Mexico City hosts +35 events everyday. Still, this disability has the least accessibility within the entertainment industry for the +2 million Deaf or Hard of Hearing people (DHoH) in Mexico.
Corona is the bestselling Mexican beer worldwide. It’s a global brand but still remains inclusive and democratic, in line with some of the UN’s Sustainable Development Goals seek to eradicate in order to build more inclusive, accessible, equal, and healthy communities.

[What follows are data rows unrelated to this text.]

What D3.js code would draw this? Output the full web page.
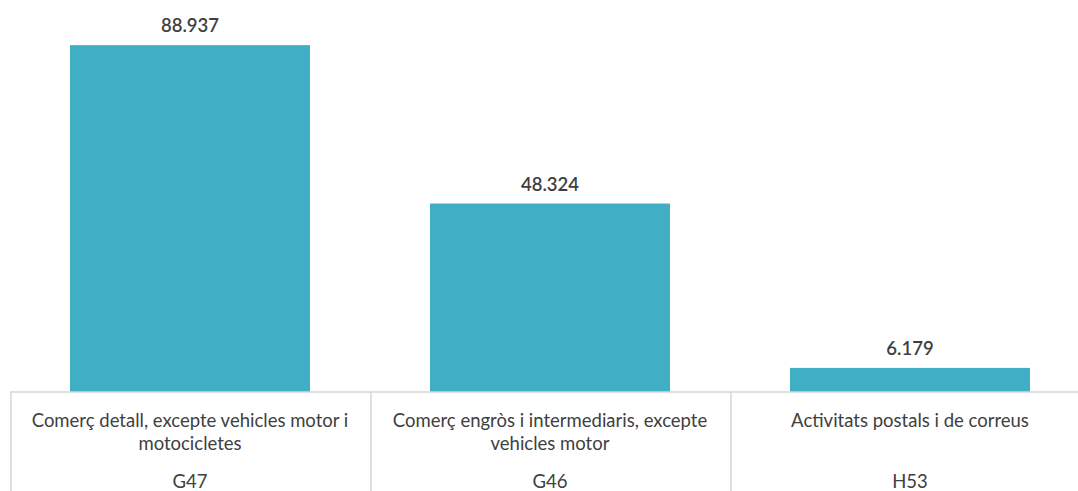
<!DOCTYPE html>
<html><head><meta charset="utf-8">
<script src="https://cdn.jsdelivr.net/npm/d3@7"></script>
<style>body{margin:0;background:#fff}svg{display:block}</style>
</head><body><svg id="c" width="1078" height="491"></svg>
<script>
const categories = ["Comerç detall, excepte vehicles motor i motocicletes", "Comerç engròs i intermediaris, excepte vehicles motor", "Activitats postals i de correus"];
const codes = ["G47", "G46", "H53"];
const values = [88.937, 48.324, 6.179];
const valueLabels = ["88.937", "48.324", "6.179"];

const svg = d3.select("#c");
const font = "Lato, 'Open Sans', sans-serif";
const x = d3.scaleBand().domain(categories).range([10, 1090]).paddingInner(1/3).paddingOuter(1/6);
const y = d3.scaleLinear().domain([0, 100]).range([392, 2]);
const step = x.step();

svg.selectAll("rect.bar").data(categories).join("rect")
  .attr("class","bar")
  .attr("x", d => x(d)).attr("width", x.bandwidth())
  .attr("y", (d,i) => y(values[i])).attr("height", (d,i) => y(0) - y(values[i]))
  .attr("fill", "#40AEC5");

svg.selectAll("text.val").data(categories).join("text")
  .attr("class","val")
  .attr("x", d => x(d) + x.bandwidth()/2)
  .attr("y", (d,i) => y(values[i]) - 13)
  .attr("text-anchor","middle")
  .attr("font-family", font).attr("font-size", 18.5).attr("font-weight", 600)
  .attr("fill", "#3f3f3f")
  .text((d,i) => valueLabels[i]);

// axis line
svg.append("line").attr("x1", 10).attr("x2", 1078).attr("y1", y(0)).attr("y2", y(0))
  .attr("stroke", "#d9d4d4").attr("stroke-width", 1.5);
// separators
svg.selectAll("line.sep").data(categories).join("line")
  .attr("class","sep")
  .attr("x1", d => x(d) - step*x.paddingInner()/2 + 1)
  .attr("x2", d => x(d) - step*x.paddingInner()/2 + 1)
  .attr("y1", y(0)).attr("y2", 491)
  .attr("stroke", "#d9d4d4").attr("stroke-width", 1.5);

function wrap(textSel, width) {
  textSel.each(function() {
    const t = d3.select(this);
    const words = t.text().split(/\s+/);
    const cx = t.attr("x"), y0 = +t.attr("y");
    t.text(null);
    let line = [], ln = 0;
    let tspan = t.append("tspan").attr("x", cx).attr("y", y0);
    for (const w of words) {
      line.push(w);
      tspan.text(line.join(" "));
      if (tspan.node().getComputedTextLength() > width && line.length > 1) {
        line.pop();
        tspan.text(line.join(" "));
        line = [w];
        ln++;
        tspan = t.append("tspan").attr("x", cx).attr("y", y0 + ln*23).text(w);
      }
    }
  });
}

svg.selectAll("text.cat").data(categories).join("text")
  .attr("class","cat")
  .attr("x", d => x(d) + x.bandwidth()/2)
  .attr("y", 427)
  .attr("text-anchor","middle")
  .attr("font-family", font).attr("font-size", 18.5).attr("fill", "#404040")
  .text(d => d)
  .call(wrap, 345);

svg.selectAll("text.code").data(categories).join("text")
  .attr("class","code")
  .attr("x", d => x(d) + x.bandwidth()/2)
  .attr("y", 488)
  .attr("text-anchor","middle")
  .attr("font-family", font).attr("font-size", 18.5).attr("fill", "#404040")
  .text((d,i) => codes[i]);
</script></body></html>
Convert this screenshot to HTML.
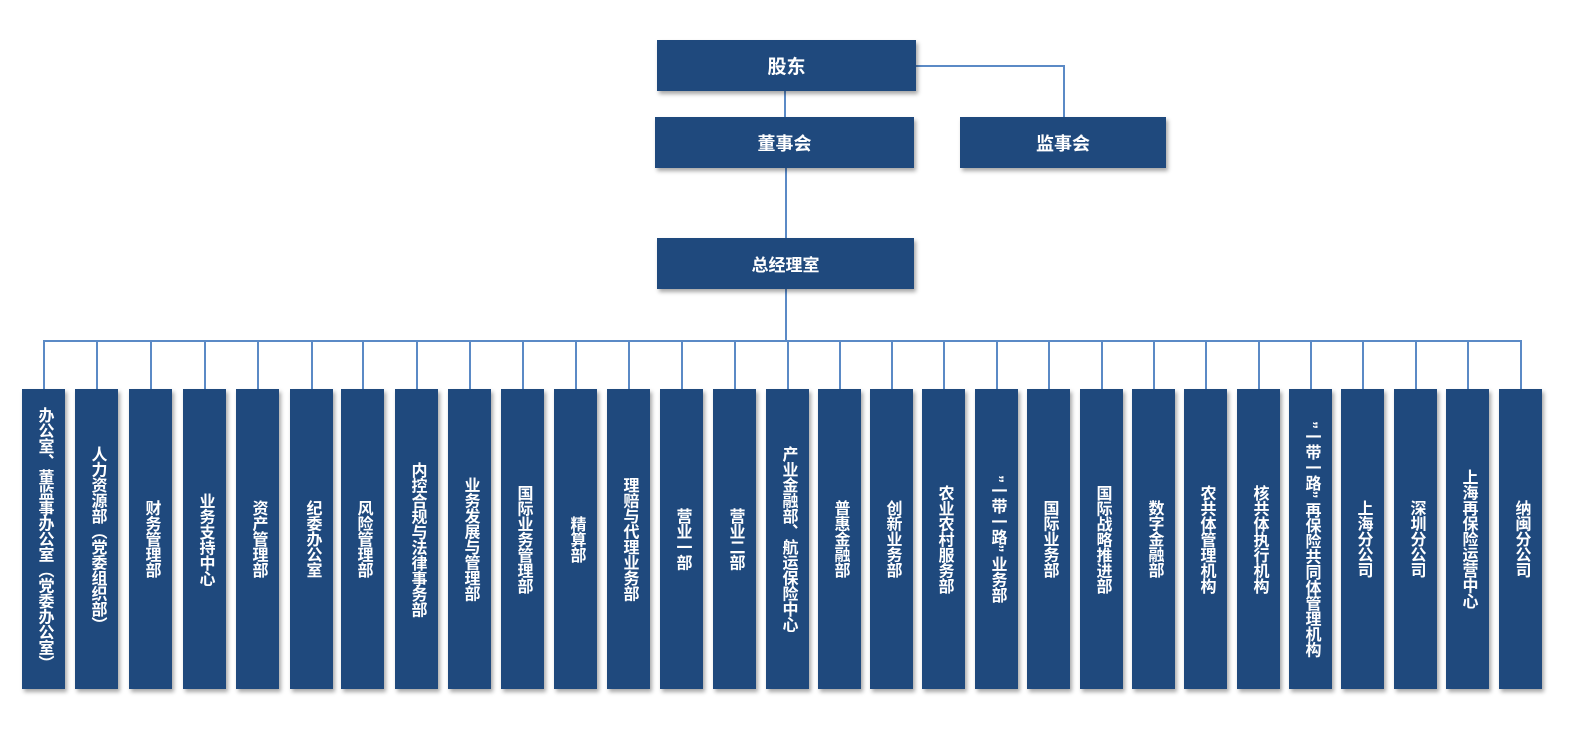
<!DOCTYPE html>
<html><head><meta charset="utf-8"><style>
body{margin:0;width:1582px;height:740px;background:#fff;position:relative;overflow:hidden;font-family:"Liberation Sans","Noto Sans CJK SC",sans-serif;}
.b{position:absolute;background:#1f497d;color:#fff;font-weight:bold;display:flex;align-items:center;justify-content:center;box-shadow:2px 3px 4px rgba(0,0,0,0.35);}
.v{top:389px;width:43px;height:300px;writing-mode:vertical-rl;font-size:16px;line-height:18px;letter-spacing:-0.5px;}
.l{position:absolute;background:#5b8ac6;}
</style></head><body>
<div class="l" style="left:784px;top:91px;width:1.5px;height:26px"></div>
<div class="l" style="left:916px;top:65px;width:147px;height:1.5px"></div>
<div class="l" style="left:1063px;top:65px;width:1.5px;height:52px"></div>
<div class="l" style="left:785px;top:168px;width:1.5px;height:70px"></div>
<div class="l" style="left:785px;top:289px;width:1.5px;height:51px"></div>
<div class="l" style="left:43px;top:340px;width:1478px;height:1.5px"></div>
<div id="vl"></div>
<div class="b" style="left:657px;top:40px;width:259px;height:51px;font-size:19px">股东</div>
<div class="b" style="left:655px;top:117px;width:259px;height:51px;font-size:18px">董事会</div>
<div class="b" style="left:960px;top:117px;width:206px;height:51px;font-size:18px">监事会</div>
<div class="b" style="left:657px;top:238px;width:257px;height:51px;font-size:17px">总经理室</div>
<script>
var xs=[22,75,129,183,236,290,341,395,448,501,554,607,660,713,766,818,870,922,975,1027,1080,1132,1184,1237,1289,1341,1394,1446,1499];
var t=["办公室、董监事办公室（党委办公室）","人力资源部（党委组织部）","财务管理部","业务支持中心","资产管理部","纪委办公室","风险管理部","内控合规与法律事务部","业务发展与管理部","国际业务管理部","精算部","理赔与代理业务部","营业一部","营业二部","产业金融部、航运保险中心","普惠金融部","创新业务部","农业农村服务部","”一带一路” 业务部","国际业务部","国际战略推进部","数字金融部","农共体管理机构","核共体执行机构","”一带一路” 再保险共同体管理机构","上海分公司","深圳分公司","上海再保险运营中心","纳闽分公司"];
var h="";
for(var i=0;i<xs.length;i++){
h+='<div class="l" style="left:'+(xs[i]+21)+'px;top:340px;width:1.5px;height:49px"></div>';
h+='<div class="b v" style="left:'+xs[i]+'px">'+t[i]+'</div>';
}
document.getElementById("vl").outerHTML=h;
</script>
</body></html>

FEELSTREAM by Corona mainly targets the DHoH, who have lived excluded from these experiences and dreamt to be able to enjoy live music, as well as the people surrounding them who are also indirectly affected by hearing disabilities. At the same time, the goal of FEELSTREAM by Corona is to make deafness as visible as other physical disabilities and influence public policy and decision makers on the importance of enabling more industries for the DHoH.
Together with Subpac and NGO Silencio AC, we enabled portable backpack-like devices responsive to sound, to translate low-pitched frequencies into vibrations, literally turning the human body into a sound wave transmitter.
FEELSTREAM by Corona now enables the biggest music festivals in Mexico so DHoH people can “hear” music by feeling it.
A designated area on site is set up with sound equipment, engineers, audiologists, and Mexican Sign Language (MSL) interpreters signing music in real-time for ideological background. During the launch in Corona Capital 2018, guests also enjoyed meet-&-greets with MGMT & Bastille, who “felt” their songs for the first time.
With the support of Facebook, they also turned the festival’s live transmission into the first live streaming enabled for the DHoH in the world, as they invited part of the deaf community in Guadalajara to enjoy the show in an equipped room with screens, backpacks and two interpreters.
The initiative is now active at every major music festival and venue in Mexico, and staff is being trained in MSL. This has set the bar for the industry to become inclusive for the DHoH and other disabilities, and has also started to influence public policy with the federal government, shedding light on the need for stricter evaluation systems that ensure inclusivity regulations and treaties are complied with. The DHoH community, through Silencio AC, has also directly reached out to testify how FEELSTREAM by Corona changed their lives.